I am coaching an increasing number of millennials, as they make their way up the corporate ladder, or as their start-up begins to grow and flourish, and I am often confronted by a variation on the assertion that:
“Well, the problem is, I’m a bit of a perfectionist, and it is making me anxious and unhappy”
Often the statement is dropped in to a conversation, as a bald declaration of fact, and something that they, and everyone else, is just going to have to live with.
A reply of “Well, just don’t be…” from me has not turned out to be very helpful and is certainly not very good coaching, so I have been doing some work on the extent to which “perfectionism” is a thing and, if it is, whether there is anything perfectionists can do to make work more satisfying for themselves, and happier for everyone else.

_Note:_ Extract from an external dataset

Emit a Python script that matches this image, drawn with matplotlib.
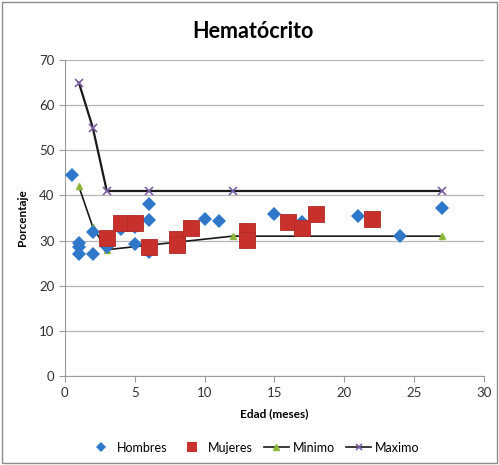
import matplotlib.pyplot as plt
from matplotlib.lines import Line2D
from matplotlib.patches import Rectangle

plt.rcParams['font.family'] = ['Lato', 'DejaVu Sans']

# Hematocrit readings by age
hombres_edad = [0.5, 1, 1, 1, 2, 2, 3, 4, 5, 5, 6, 6, 6, 10, 11, 15, 17, 21, 24, 27]
hombres_val = [44.5, 29.5, 28.5, 27.0, 27.0, 32.0, 28.5, 32.5, 33.0, 29.2, 38.2, 34.5, 27.5,
               34.8, 34.4, 35.9, 34.2, 35.4, 31.0, 37.3]

mujeres_edad = [3, 4, 5, 6, 8, 8, 9, 13, 13, 16, 17, 18, 22]
mujeres_val = [30.6, 33.9, 34.0, 28.7, 30.3, 29.0, 32.8, 32.2, 30.2, 34.1, 32.9, 35.9, 34.8]

ref_edad = [1, 2, 3, 6, 12, 27]
minimo = [42, 33, 28, 29, 31, 31]
maximo = [65, 55, 41, 41, 41, 41]

azul = '#2f77c9'
rojo = '#c8302c'
verde = '#8db83c'
morado = '#7a5ea8'

fig = plt.figure(figsize=(4.99, 4.65), dpi=100)
ax = fig.add_axes([0.130, 0.191, 0.840, 0.680])

ax.plot(hombres_edad, hombres_val, 'D', color=azul, markersize=7,
        markeredgewidth=0, zorder=3)
ax.plot(mujeres_edad, mujeres_val, 's', color=rojo, markersize=11,
        markeredgecolor='#b02a28', markeredgewidth=0.6, zorder=4)
ax.plot(ref_edad, minimo, '-^', color='#1a1a1a', linewidth=1.2, markersize=5,
        markerfacecolor=verde, markeredgecolor=verde, zorder=2)
ax.plot(ref_edad, maximo, '-x', color='#1a1a1a', linewidth=1.6, markersize=5.5,
        markeredgecolor=morado, markeredgewidth=1.2, zorder=2)

ax.set_xlim(0, 30)
ax.set_ylim(0, 70)
ax.set_xticks(range(0, 31, 5))
ax.set_yticks(range(0, 71, 10))
ax.grid(axis='y', color='#b5b5b5', linewidth=0.9)
ax.set_axisbelow(True)
for side in ['top', 'right']:
    ax.spines[side].set_visible(False)
for side in ['left', 'bottom']:
    ax.spines[side].set_color('#9a9a9a')
ax.tick_params(colors='#9a9a9a', labelcolor='#333333', labelsize=9.5, length=4, direction='out')

fig.text(0.507, 0.933, 'Hematócrito', fontsize=15.5, fontweight='bold', ha='center', va='center')
ax.set_xlabel('Edad (meses)', fontsize=8.5, fontweight='bold', labelpad=7)
ax.set_ylabel('Porcentaje', fontsize=8.5, fontweight='bold', labelpad=8)

# legend with smaller markers than the plot
handles = [
    Line2D([], [], linestyle='none', marker='D', color=azul, markersize=5, markeredgewidth=0),
    Line2D([], [], linestyle='none', marker='s', color=rojo, markersize=7.5, markeredgewidth=0),
    Line2D([], [], color='#1a1a1a', linewidth=1.2, marker='^', markersize=5,
           markerfacecolor=verde, markeredgecolor=verde),
    Line2D([], [], color='#1a1a1a', linewidth=1.2, marker='x', markersize=5,
           markeredgecolor=morado, markeredgewidth=1.2),
]
fig.legend(handles, ['Hombres', 'Mujeres', 'Minimo', 'Maximo'], loc='lower center',
           bbox_to_anchor=(0.509, 0.0), ncol=4, frameon=False,
           fontsize=9, handlelength=2.0, columnspacing=0.9, handletextpad=0.3)

# chart border
fig.patches.append(Rectangle((0.004, 0.004), 0.992, 0.992, transform=fig.transFigure,
                             fill=False, edgecolor='#8c8c8c', linewidth=1))

fig.savefig('out.png', dpi=100)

And, of course, perfectionism in psychology is a real thing. In fact, psychologists have not only identified a condition called “Perfectionism”, they have described three manifestations of the condition:
- Self-Oriented Perfectionists have very high standards, evaluate themselves remorselessly and may avoid taking on difficult tasks for fear of failing. They find the “good enough” culture of work bound by tight budgets and strict deadlines excruciating. There is also evidence that self-oriented perfectionists fail to learn from their mistakes as they find it so hard to confront them.
- Other-Oriented Perfectionists set unrealistically high standards for others and pursue them unceasingly without seriously considering their effect. This perfectionist exists in a state of constant frustration at the shortcomings of those around them and everyone else suffers a combination of frustration at the demands of the perfectionist and a sense of failure at their own shortcomings.
- Finally, the perils for Socially Prescribed Perfectionists are becoming increasingly dangerous as they are the people who find themselves under enormous external pressure to be perfect in every way and always take the view that others are constantly evaluating them critically. This is the group most challenged by the projection of seemingly perfect lives onto “Facebook” and “Instagram” and, at work especially, “LinkedIn”. Evidence is emerging that all social media users are made to feel inadequate in comparison to the projection of “perfect lives”, so the dangers for socially prescribed perfectionist are that they are left feeling utterly inadequate, fraudulent, anxious and completely unable to fulfil their role at work.
In its most extreme forms, labelled “maladaptive” or “neurotic” by psychologists, perfectionists can become increasingly negative, intolerant and anxious, which can easily form a downward spiral towards depression. So the objective for someone with perfectionist characteristics is to become an “adaptive” perfectionist, someone who strives to do well and gains satisfaction from their achievements, but can also tolerate a degree of failure and imperfection without resorting to harsh self-criticism or intolerance of others.
Whilst adaptive perfectionists are focused on doing things right, they also retain a sense of self-worth independent of their performance, are able to remain relaxed whilst striving to do their best and are motivated to receive constructive feedback, aware that it will include some criticism. Unlike maladaptive perfectionists, adaptive perfectionists seem to be able to accept a degree of failure and criticism, and use it to feed their motivation to perform better the next time.
So, what is to be done? How do you prevent the slide from adaptive to maladaptive perfectionism?
Well, one of the ways is to use some simple “thinking” techniques to keep events in context and in perspective. You can use these on yourself, your colleagues, your reports or your boss.
We all have a tendency to overgeneralise, to jump to conclusions and to find support for our pre-existing positions with little reference to the facts. Perfectionists are particularly prone to such thoughts. I call them “inhibiting beliefs” and here are a few simple examples:
- “I have to get that promotion, otherwise I will be a complete failure”
- “My team never meets its deadlines”
- “If I don’t win this piece of work, I am going to be sacked”
- “I cannot bear to be in the same room as him”
- “My manager never asks for my opinion”
We all have a propensity to wallow in these sorts of “inhibiting beliefs”, almost enjoying a morbid satisfaction in their unfairness, or their confirmation of long held prejudices.
I propose that you confront these sorts of “inhibiting beliefs” with questions and challenges which introduce some shades of grey and help to provide context, objectivity, realism and a degree of proportionality; questions such as:
- What would your best friend say to you about not getting the promotion?
- What are you doing to help the team make its deadlines?
- What will this “failure” look like in a year’s time?
- Do you have to like everybody you work with? Can’t you survive together professionally?
- How can you actively manage your manager to develop a more constructive relationship?
By introducing a sense of perspective and some modifying thinking, it might then be possible to develop some useful and constructive actions, such as seeking feedback from the failed promotion and calmly deciding whether it is worth another attempt, whether another route to the top is more realistic, or whether to actively seek to work constructively with a colleague you do not personally like.
This isn’t rocket science, but it is good cognitive behavioural psychology and it might just help you or the perfectionist millennials in your team to remain “adaptive”, and to use their adaptive perfectionism to be the best they can, without ruining their own lives, and making everyone else’s life a misery.